The New Mexico Supreme Court vacated the death sentences of the final two inmates on death row Friday, ruling the sentences were not in line with sentences for similarly “horrendous” crimes.
The court sent the cases of Timothy Allen and Robert Fry back to district court in San Juan County to instead impose sentences of life in prison.
New Mexico last executed an inmate in 2001 when convicted murderer and rapist Terry Clark died by lethal injection; before Clark, New Mexico had not executed an inmate since 1960. In 2009, Gov. Bill Richardson signed a bill repealing the death penalty in New Mexico.

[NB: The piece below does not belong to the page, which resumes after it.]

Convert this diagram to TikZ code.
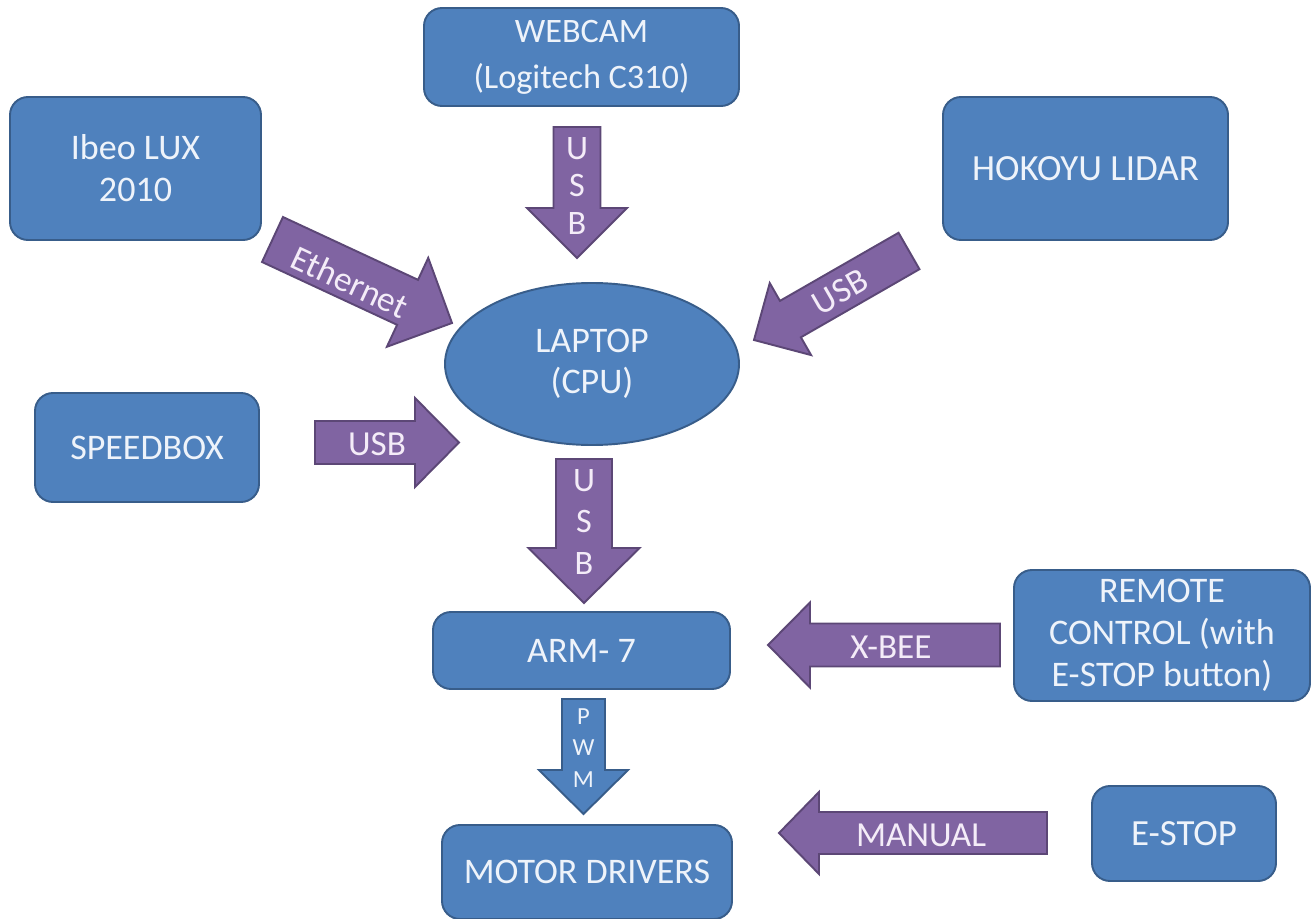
\documentclass[tikz,border=0pt]{standalone}
\usepackage{fontspec}
\setmainfont{Carlito}
\usetikzlibrary{calc,shapes.geometric}
\definecolor{bfill}{HTML}{4F81BD}
\definecolor{bdraw}{HTML}{385D8A}
\definecolor{pfill}{HTML}{8064A2}
\definecolor{pdraw}{HTML}{5C4776}
\definecolor{btext}{HTML}{EEF3FA}
\definecolor{ptext}{HTML}{F4ECF8}
\newcommand\blockarrow[6]{%
  \coordinate (#2-#3-b) at ($(#3)!#6*0.02cm!(#2)$);
  \draw[#1] ($(#2)!#4*0.02cm!90:(#3)$) -- ($(#2-#3-b)!#4*0.02cm!90:(#3)$)
    -- ($(#2-#3-b)!#5*0.02cm!90:(#3)$) -- (#3)
    -- ($(#2-#3-b)!#5*0.02cm!-90:(#3)$) -- ($(#2-#3-b)!#4*0.02cm!-90:(#3)$)
    -- ($(#2)!#4*0.02cm!-90:(#3)$) -- cycle;}
\tikzset{
  box/.style={draw=bdraw, fill=bfill, line width=1.1pt, rounded corners=0.36cm,
    text=btext, font=\fontsize{20.5}{24}\selectfont, align=center, inner sep=0pt},
  oval/.style={ellipse, draw=bdraw, fill=bfill, line width=1.1pt,
    text=btext, font=\fontsize{20.5}{23}\selectfont, align=center, inner sep=0pt},
  parrow/.style={draw=pdraw, fill=pfill, line width=1.1pt, line join=miter},
  barrow/.style={draw=bdraw, fill=bfill, line width=1.1pt, line join=miter},
  plabel/.style={text=ptext, font=\fontsize{20}{24}\selectfont, inner sep=0pt, align=center},
}
\begin{document}
\begin{tikzpicture}[x=0.02cm, y=-0.02cm]
\useasboundingbox[fill=white] (0,0) rectangle (1313,919);

% boxes
\node[box, font=\fontsize{19.5}{26}\selectfont, minimum width=315*0.02cm, minimum height=98*0.02cm] (webcam) at (581.5,57) {WEBCAM\\(Logitech C310)};
\node[box, minimum width=251*0.02cm, minimum height=143*0.02cm] (ibeo) at (135.5,168.5) {Ibeo LUX\\2010};
\node[box, font=\fontsize{21}{24}\selectfont, minimum width=285*0.02cm, minimum height=143*0.02cm] (lidar) at (1085.5,168.5) {HOKOYU LIDAR};
\node[oval, minimum width=294*0.02cm, minimum height=162*0.02cm] (laptop) at (592,364) {LAPTOP\\(CPU)};
\node[box, minimum width=224*0.02cm, minimum height=109*0.02cm] (speed) at (147,447.5) {SPEEDBOX};
\node[box, minimum width=297*0.02cm, minimum height=77*0.02cm] (arm) at (581.5,650.5) {ARM- 7};
\node[box, minimum width=296*0.02cm, minimum height=131*0.02cm] (remote) at (1162,635.5) {REMOTE\\CONTROL (with\\E-STOP button)};
\node[box, minimum width=290*0.02cm, minimum height=94*0.02cm] (motor) at (587,872) {MOTOR DRIVERS};
\node[box, font=\fontsize{21}{24}\selectfont, minimum width=184*0.02cm, minimum height=95*0.02cm] (estop) at (1184,833.5) {E-STOP};

% block arrow end points
\coordinate (eT) at (272.5,239.5); \coordinate (eH) at (452,323);
\coordinate (lT) at (909,251);     \coordinate (lH) at (754,340);
\coordinate (wT) at (577,127);     \coordinate (wH) at (577,258);
\coordinate (sT) at (315,442.5);   \coordinate (sH) at (459,442.5);
\coordinate (dT) at (584,459);     \coordinate (dH) at (584,603);
\coordinate (pT) at (583.5,699);   \coordinate (pH) at (583.5,814);
\coordinate (xT) at (1000,645);    \coordinate (xH) at (768,645);
\coordinate (mT) at (1047,833);    \coordinate (mH) at (779,833);

\blockarrow{parrow}{eT}{eH}{24.8}{49}{49}
\blockarrow{parrow}{lT}{lH}{21}{41.5}{42}
\blockarrow{parrow}{wT}{wH}{23.5}{50}{50}
\blockarrow{parrow}{sT}{sH}{21.5}{44.5}{44}
\blockarrow{parrow}{dT}{dH}{28}{55.5}{55}
\blockarrow{barrow}{pT}{pH}{21.5}{44.5}{44}
\blockarrow{parrow}{xT}{xH}{21.5}{42.5}{42}
\blockarrow{parrow}{mT}{mH}{21}{41}{40}

% arrow labels
\node[plabel, rotate=-25] (ethl) at (350,282) {Ethernet};
\node[plabel, rotate=30] (lidl) at (840,292) {USB};
\node[plabel, font=\fontsize{19.5}{21.3}\selectfont] (webl) at (577,186) {U\\S\\B};
\node[plabel] (spdl) at (377,444) {USB};
\node[plabel, font=\fontsize{19.5}{23.8}\selectfont] (lapl) at (584,522) {U\\S\\B};
\node[plabel, text=btext, font=\fontsize{14}{18}\selectfont] (pwml) at (583.5,748) {P\\W\\M};
\node[plabel] (xbel) at (891,647) {X-BEE};
\node[plabel] (manl) at (921,835) {MANUAL};
\end{tikzpicture}
\end{document}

Both Allen and Fry were sentenced under the 1979 law which allowed for prosecutors to seek the death penalty in certain cases.

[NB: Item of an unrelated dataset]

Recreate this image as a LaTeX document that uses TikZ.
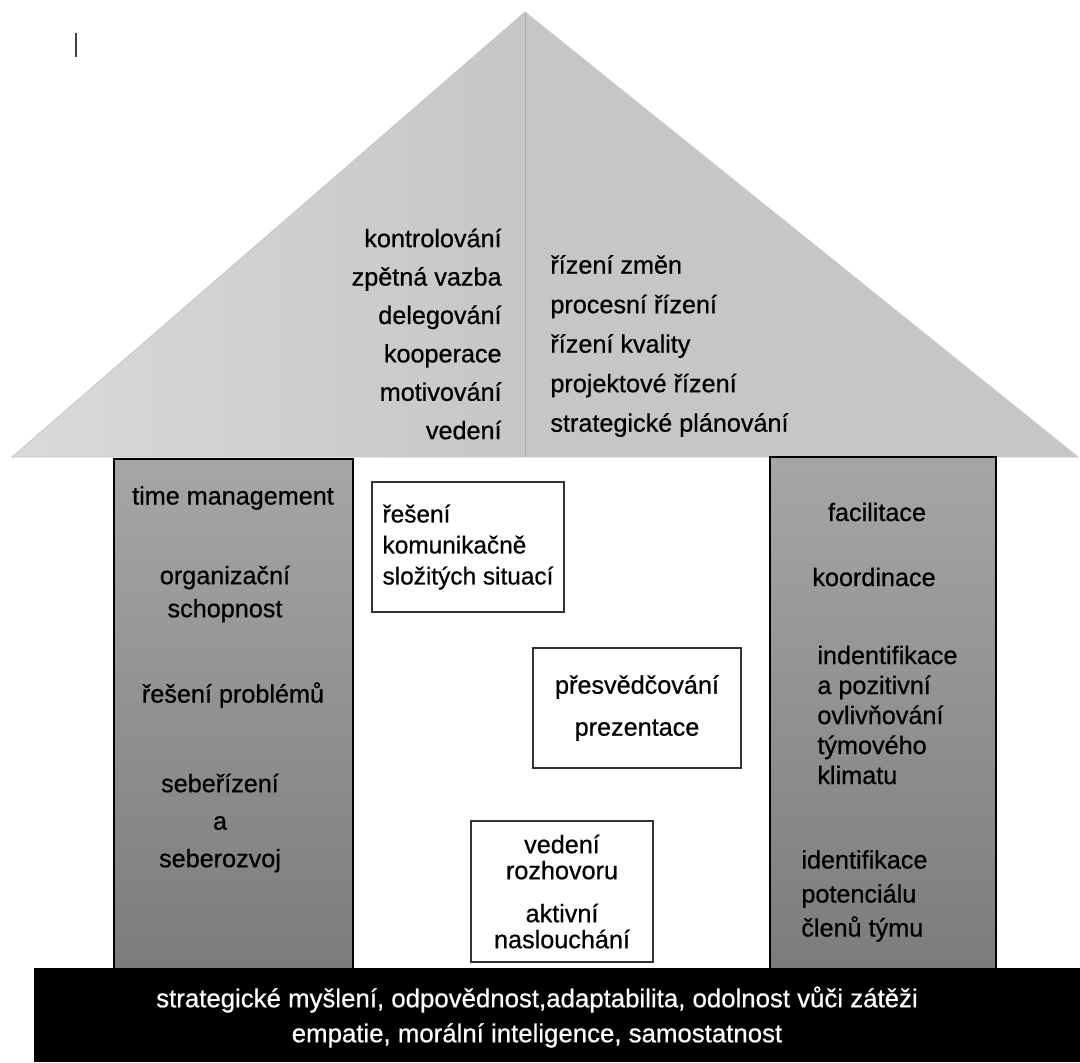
\documentclass[tikz,border=0pt]{standalone}
\usepackage{fontspec}
\setmainfont{Liberation Sans}[FakeBold=0.6]
\definecolor{roofgray}{HTML}{C6C6C6}
\definecolor{rooflight}{HTML}{DADADA}
\definecolor{pillartop}{HTML}{A6A6A6}
\definecolor{pillarbot}{HTML}{7C7C7C}
\tikzset{
  txt/.style={inner sep=0pt, font=\fontsize{12.6}{16}\selectfont},
  pillar/.style={draw=black, line width=0.9pt, top color=pillartop, bottom color=pillarbot, anchor=north west, inner sep=0pt},
  skillbox/.style={draw=black!80, line width=0.75pt, fill=white},
}

\begin{document}
\begin{tikzpicture}[x=0.5pt,y=-0.5pt]
  \useasboundingbox (0,0) rectangle (1080,1062);
  \draw[black!75, line width=1pt] (76,33) -- (76,57);
  \shade[left color=rooflight, right color=roofgray] (12,457) -- (525,12) -- (525,457) -- cycle;
  \fill[roofgray] (525,12) -- (1078,457) -- (525,457) -- cycle;
  \draw[black!22] (12,457) -- (525,12) -- (1078,457) -- cycle;
  \draw[black!32] (525,12) -- (525,457);

  \node[txt, align=right, anchor=east, font=\fontsize{12.6}{19.2}\selectfont] (leftroof) at (502,334)
    {kontrolování\\zpětná vazba\\delegování\\kooperace\\motivování\\vedení};
  \node[txt, align=left, anchor=west, font=\fontsize{12.6}{19.75}\selectfont] (rightroof) at (550,346)
    {řízení změn\\procesní řízení\\řízení kvality\\projektové řízení\\strategické plánování};

  \node[pillar, minimum width=119.5pt, minimum height=255pt] (leftpillar) at (113,458) {};
  \node[pillar, minimum width=113pt, minimum height=256pt] (rightpillar) at (769,456) {};
  \fill[black] (34,968) rectangle (1080,1062);

  \node[txt] (timemgmt) at (233,498) {time management};
  \node[txt, align=center, font=\fontsize{12.6}{16.5}\selectfont] (organiz) at (225,594) {organizační\\schopnost};
  \node[txt] (problemy) at (233,695) {řešení problémů};
  \node[txt, align=center, font=\fontsize{12.6}{18.75}\selectfont] (seberizeni) at (220,823) {sebeřízení\\a\\seberozvoj};

  \node[txt] (facilit) at (877,512) {facilitace};
  \node[txt] (koord) at (874,577) {koordinace};
  \node[txt, align=left, anchor=west, font=\fontsize{12.6}{15}\selectfont] (klima) at (817,715)
    {indentifikace\\a pozitivní\\ovlivňování\\týmového\\klimatu};
  \node[txt, align=left, anchor=west, font=\fontsize{12.6}{17}\selectfont] (potencial) at (801,896)
    {identifikace\\potenciálu\\členů týmu};

  \node[skillbox, minimum width=96pt, minimum height=65pt, align=left, font=\fontsize{12.2}{15.5}\selectfont] (reseni) at (468,547)
    {řešení\\komunikačně\\složitých situací};
  \node[skillbox, minimum width=104pt, minimum height=60pt, align=center, font=\fontsize{12.6}{21}\selectfont] (presved) at (637,708)
    {přesvědčování\\prezentace};
  \node[skillbox, minimum width=91pt, minimum height=70.5pt, align=center, font=\fontsize{12.6}{13}\selectfont] (rozhovor) at (562,891.5)
    {vedení\\rozhovoru\\[8.5pt]aktivní\\naslouchání};

  \node[txt, text=white, align=center, font=\fontsize{12.9}{17.5}\selectfont] (zaklad) at (537,1017)
    {strategické myšlení, odpovědnost,adaptabilita, odolnost vůči zátěži\\empatie, morální inteligence, samostatnost};
\end{tikzpicture}
\end{document}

Allen was convicted of the kidnapping, murder and attempted rape of a 17-year old in 1994. Fry was convicted of a 2000 murder and sentenced to death. He was also convicted of three other murders committed in the 1990s.

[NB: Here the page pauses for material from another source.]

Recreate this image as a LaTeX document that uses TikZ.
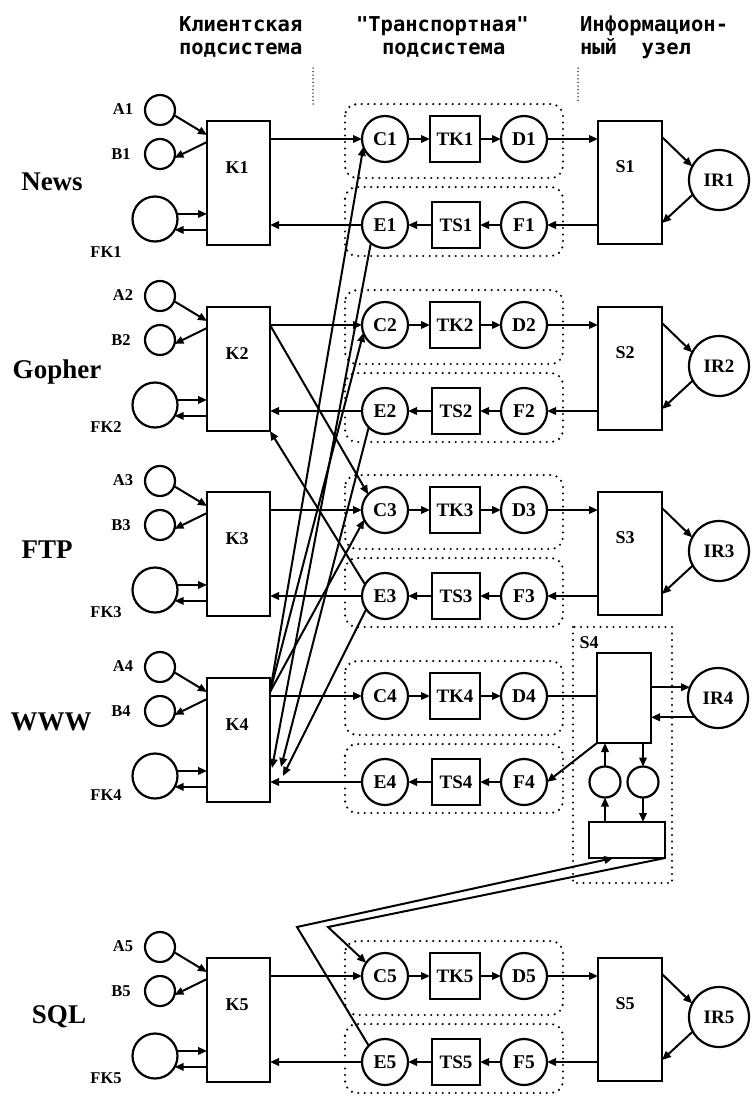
\documentclass[tikz,border=0pt]{standalone}
\usepackage{fontspec}
\setmainfont{Liberation Serif}
\newfontfamily\hdrfont{DejaVu Sans Mono}
\usetikzlibrary{arrows.meta,calc}
\begin{document}
\begin{tikzpicture}[x=1pt,y=-1pt,
  every node/.style={inner sep=0pt,outer sep=0pt},
  ln/.style={line width=2pt},
  arr/.style={line width=2pt,-{Triangle[length=9pt,width=7.5pt]}},
  bx/.style={draw,line width=2.2pt,rectangle},
  crc/.style={draw,line width=2.2pt,circle,minimum size=46pt,font=\bfseries\fontsize{19.5}{19.5}\selectfont},
  smc/.style={draw,line width=2.2pt,circle,minimum size=30pt},
  fkc/.style={draw,line width=2.2pt,circle,minimum size=45pt},
  irc/.style={draw,line width=2.2pt,circle,minimum size=60pt,font=\bfseries\fontsize{19}{19}\selectfont},
  inl/.style={font=\bfseries\fontsize{19}{19}\selectfont},
  kl/.style={font=\bfseries\fontsize{18}{18}\selectfont},
  sl/.style={font=\bfseries\fontsize{16.5}{16.5}\selectfont},
  rl/.style={font=\bfseries\fontsize{27}{27}\selectfont},
  grp/.style={line width=2.4pt,dash pattern=on 0pt off 6.5pt,line cap=round,rounded corners=12pt},
  sqf/.style={line width=2.4pt,dash pattern=on 0pt off 6.5pt,line cap=round},
  sepl/.style={line width=1.5pt,dash pattern=on 0pt off 3.6pt,line cap=round},
  hdr/.style={anchor=base west,font=\hdrfont\bfseries\fontsize{20.5}{20.5}\selectfont}
]
\path[fill=white] (0,0) rectangle (753,1098);
\useasboundingbox (0,0) rectangle (753,1098);

% headers
\node[hdr] (h1a) at (179,31) {Клиентская};
\node[hdr] (h1b) at (179,54) {подсистема};
\node[hdr] (h2a) at (356,31) {"Транспортная"};
\node[hdr] (h2b) at (382,54) {подсистема};
\node[hdr] (h3a) at (580,31) {Информацион-};
\node[hdr] (h3b) at (580,54) {ный~~узел};
\draw[sepl] (313,68) -- (313,105);
\draw[sepl] (578,68) -- (578,103);

% rows: client and transport parts
\foreach \q/\yb/\nm/\nx/\ny/\fy in {1/121/News/52/61/131,2/307/Gopher/57/65/120,3/492/FTP/47/58/120,4/678/WWW/51/44/117,5/958/SQL/59/59/120}{
  \node[rl] (rn\q) at (\nx,\yb+\ny) {\nm};
  \node[smc] (A\q) at (160,\yb-11) {};
  \node[sl] (la\q) at (123,\yb-12) {A\q};
  \node[smc] (B\q) at (160,\yb+33) {};
  \node[sl] (lb\q) at (121,\yb+33) {B\q};
  \node[fkc] (FK\q) at (155,\yb+98) {};
  \node[sl] (lfk\q) at (106,\yb+\fy) {FK\q};
  \node[bx,minimum width=63pt,minimum height=124pt] (K\q) at (238.5,\yb+62) {};
  \node[kl] (lk\q) at (237,\yb+47) {K\q};
  \draw[grp] (345,\yb-17) rectangle (563,\yb+57);
  \draw[grp] (345,\yb+66) rectangle (563,\yb+135);
  \node[crc] (C\q) at (385,\yb+18) {C\q};
  \node[bx,inl,minimum width=50pt,minimum height=46pt] (TK\q) at (455,\yb+18) {TK\q};
  \node[crc] (D\q) at (524,\yb+18) {D\q};
  \node[crc] (E\q) at (385,\yb+104) {E\q};
  \node[bx,inl,minimum width=48pt,minimum height=46pt] (TS\q) at (456,\yb+104) {TS\q};
  \node[crc] (F\q) at (524,\yb+104) {F\q};
  \draw[arr] (A\q.-20) -- ($(K\q.north west)+(0,14)$);
  \draw[arr] ($(K\q.north west)+(0,21)$) -- (B\q.-15);
  \draw[arr] (FK\q.13) -- (FK\q.13 -| K\q.west);
  \draw[arr] (FK\q.-29 -| K\q.west) -- (FK\q.-29);
  \draw[arr] (K\q.east |- C\q.west) -- (C\q.west);
  \draw[arr] (C\q) -- (TK\q);
  \draw[arr] (TK\q) -- (D\q);
  \draw[arr] (F\q) -- (TS\q);
  \draw[arr] (TS\q) -- (E\q);
  \draw[arr] (E\q.west) -- (E\q.west -| K\q.east);
}

% information nodes (rows 1,2,3,5)
\foreach \q/\yb in {1/121,2/307,3/492,5/958}{
  \node[bx,minimum width=64pt,minimum height=123pt] (S\q) at (630,\yb+61.5) {};
  \node[kl] (ls\q) at (625,\yb+46) {S\q};
  \node[irc] (IR\q) at (719,\yb+59) {IR\q};
  \draw[arr] (D\q.east) -- (D\q.east -| S\q.west);
  \draw[arr] (F\q.east -| S\q.west) -- (F\q.east);
  \draw[arr] ($(S\q.north east)+(0,16)$) -- (IR\q.153);
  \draw[arr] (IR\q.209) -- ($(S\q.north east)+(0,102)$);
}

% S4 complex
\draw[sqf] (573,627) rectangle (672,883);
\node[kl] (ls4) at (589,643) {S4};
\node[bx,minimum width=54pt,minimum height=90pt] (S4) at (624,698) {};
\node[irc] (IR4) at (718,698) {IR4};
\node[smc,minimum size=31pt] (m1) at (605,782) {};
\node[smc,minimum size=31pt] (m2) at (643,782) {};
\node[bx,minimum width=76pt,minimum height=36pt] (LB) at (627,840) {};
\draw[arr] (IR4.159 -| S4.east) -- (IR4.159);
\draw[arr] (IR4.220) -- (IR4.220 -| S4.east);
\draw[ln] (D4.east) -- (D4.east -| S4.west);
\draw[arr] (S4.south west) -- (F4.east);
\draw[arr] (m1) -- (m1 |- S4.south);
\draw[arr] (m2 |- S4.south) -- (m2);
\draw[arr] (m1 |- LB.north) -- (m1);
\draw[arr] (m2) -- (m2 |- LB.north);

% links S4 <-> SQL transport
\coordinate (bend1) at (297,927);
\coordinate (bend2) at (328,927);
\coordinate (lbin) at ($(LB.south west)!0.32!(LB.south east)$);
\draw[arr] (E5.135) -- (bend1) -- (lbin);
\draw[arr] (LB.south east) -- (bend2) -- (C5.145);

% WWW client to all transport channels
\coordinate (k4o) at ($(K4.north east)+(0,14)$);
\coordinate (e1k) at ($(K4.north east)+(2,90)$);
\coordinate (e2k) at ($(K4.north east)+(11,89)$);
\coordinate (e3k) at ($(K4.north east)+(13,98)$);
\draw[arr] (k4o) -- (C1.200);
\draw[arr] (k4o) -- (C2.200);
\draw[arr] (k4o) -- (C3.205);
\draw[arr] (E1.232) -- (e1k);
\draw[arr] (E2.225) -- (e2k);
\draw[arr] (E3.215) -- (e3k);

% Gopher client to FTP channel
\draw[arr] (K2.east |- C2.west) -- (C3.137);
\draw[arr] (E3.150) -- (K2.south east);
\end{tikzpicture}
\end{document}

The state Supreme Court announced the split ruling Friday, with retired Justices Edward Chávez and Charles Daniels joining the majority opinion of Barbara J. Vigil. Chief Justice Judith Nakamura wrote the dissent, joined by retired Justice Petra Jimenez Maes.
Vigil wrote that the court commuted the sentences because “a death sentence must not be imposed if it is disproportionate to the penalties imposed in similar cases.”
Vigil wrote that when comparing the sentences of the two “to other equally horrendous cases in which defendants were not sentenced to death, we find no meaningful distinction which justifies imposing the death sentence upon Fry and Allen.”
She also wrote that the legislature’s repeal of the death penalty “represents a profound change in the legislative attitude toward the death penalty and a shift in the standards of decency.”
In her dissent, Nakamura wrote that the majority opinion’s contention “that, because so few offenders in New Mexico have ever been sentenced to die, no offenders shall ever again be sentenced to die” was an error.
Nakamura also wrote the majority opinion “strays beyond” the authority given to the court.
The three retired justices remained on the case because they were on the court when it was initially heard half a decade ago.
Republicans have sought to reimpose the death penalty for those who kill police officers or children in recent years. In 2016, the effort passed the state House but gained no traction in the Senate.